Hideout has two kinds of vector, and the difference is how many numbers they hold.
Vector2: a flat spot (X, Y)
A Vector2 holds two numbers: X and Y. It's a spot on the flat grid, with no height. You build one with the Coordinate (X, Y) block.
A fresh one starts at (0, 0). Vector2s are mostly used as the corners of areas (more on that on
the Areas page).
Vector3: a full position (X, Y, Z)
A Vector3 holds three numbers: X, Y, and Z. It's a full position, height included. You build one with the Coordinate (X, Y, Z) block.
A fresh one starts at (0, 0, 0). Vector3 is the everyday "where is it" type. Player positions,
object positions, NPC positions, and teleport targets are all Vector3s.
In some menus, the Vector3 type is shown with the friendlier label "coordinate." It's the same thing: when the editor says "coordinate," it means a full X-Y-Z position.
Picking one number out of a position
Got a position and only want, say, its X? The Get X / Y / Z of Position block pulls a single number out of a Vector3, handy for comparing heights or lining things up.
And to measure the straight-line gap between two positions, use Distance Between Positions:
Rotations: which way you face
A position tells you where something is. A rotation tells you which way it's facing. Think of a person standing on a tile: they could be looking north, east, south, or west.
Hideout keeps this simple. There are exactly four facings, the four compass directions. No diagonals, no in-between angles, no degrees to remember.
You set one with the Rotation (Direction) block, which has a little dropdown:
The four directions
These are the only allowed values, and this is their official order:
| Rotation | Faces… | On the grid, one step moves you… |
|---|---|---|
| North | up | Y gets smaller (0, -1) |
| East | right | X gets bigger (1, 0) |
| South | down | Y gets bigger (0, 1) |
| West | left | X gets smaller (-1, 0) |
Notice that North makes Y smaller, because up means a smaller Y, just like we saw above. Walk one
tile north from (3, 5) and you land on (3, 4).
A brand-new Rotation block starts on North. But a freshly placed character or object actually faces South by default, because south is the "forwards" direction for avatars in the world. These are two different "defaults", so don't mix them up. You'll only notice this if you place a character and wonder why it's looking down.

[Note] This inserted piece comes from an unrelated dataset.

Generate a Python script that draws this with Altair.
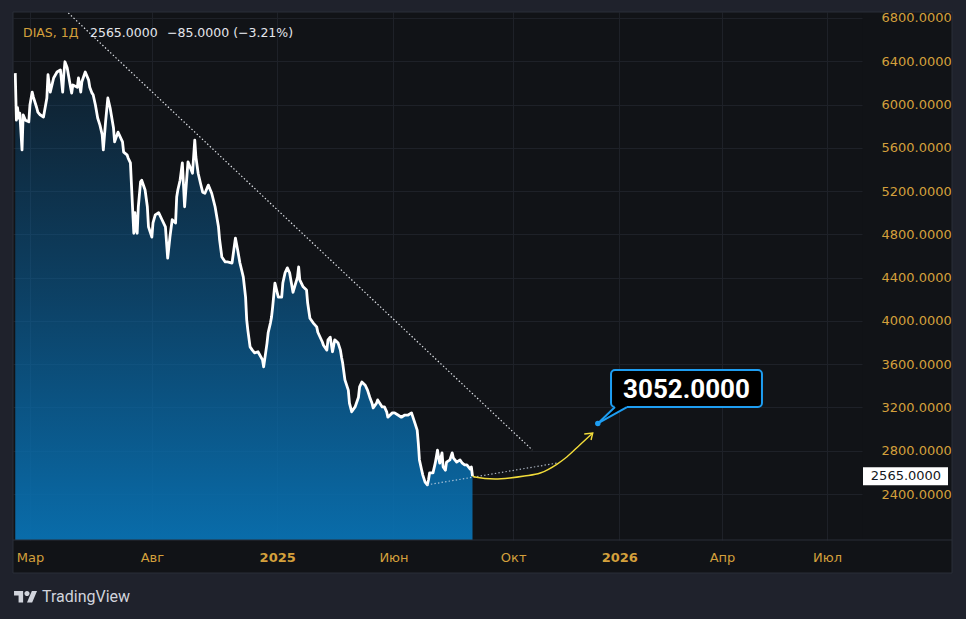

The coordinate picker: point, don't type
Typing numbers is fine, but there's a much easier way. Most blocks that take a position have a little picker button on them. Click it and a full-screen overlay opens right over your live room, so you can grab a real spot by clicking it.
Open the picker
Click the picker button on a Coordinate block (or an Area block). The room fills the screen with a grid overlay on top.
Choose a mode
A toolbar lets you switch between Point mode (click one tile) and Area mode (click and drag to draw a rectangle). Which mode it opens in depends on the block you clicked from.
Click the spot
Hover and a faint box highlights the tile under your cursor. Click to choose it. A readout at the bottom shows the exact coordinate, like
x: 3, y: 5, z: 0.Confirm
Hit Use Coordinates and the numbers drop straight into your block. Hit Cancel (or press Esc) to back out with no changes.
The picker reads spots off the flat floor, so the height it returns is always 0 (ground level). If you want something up in the air, pick the spot first, then type a Z value into the block by hand.
Putting it together
Here are a few everyday moves, in plain English:
"Teleport the player to (10, 4, 0)" drops them on the tile 10 across and 4 down, at ground level.
North from (3, 5) is (3, 4), because going up makes Y smaller. South would be (3, 6).
Use Get X / Y / Z of Position to read the Z of two players, then check which one is higher up.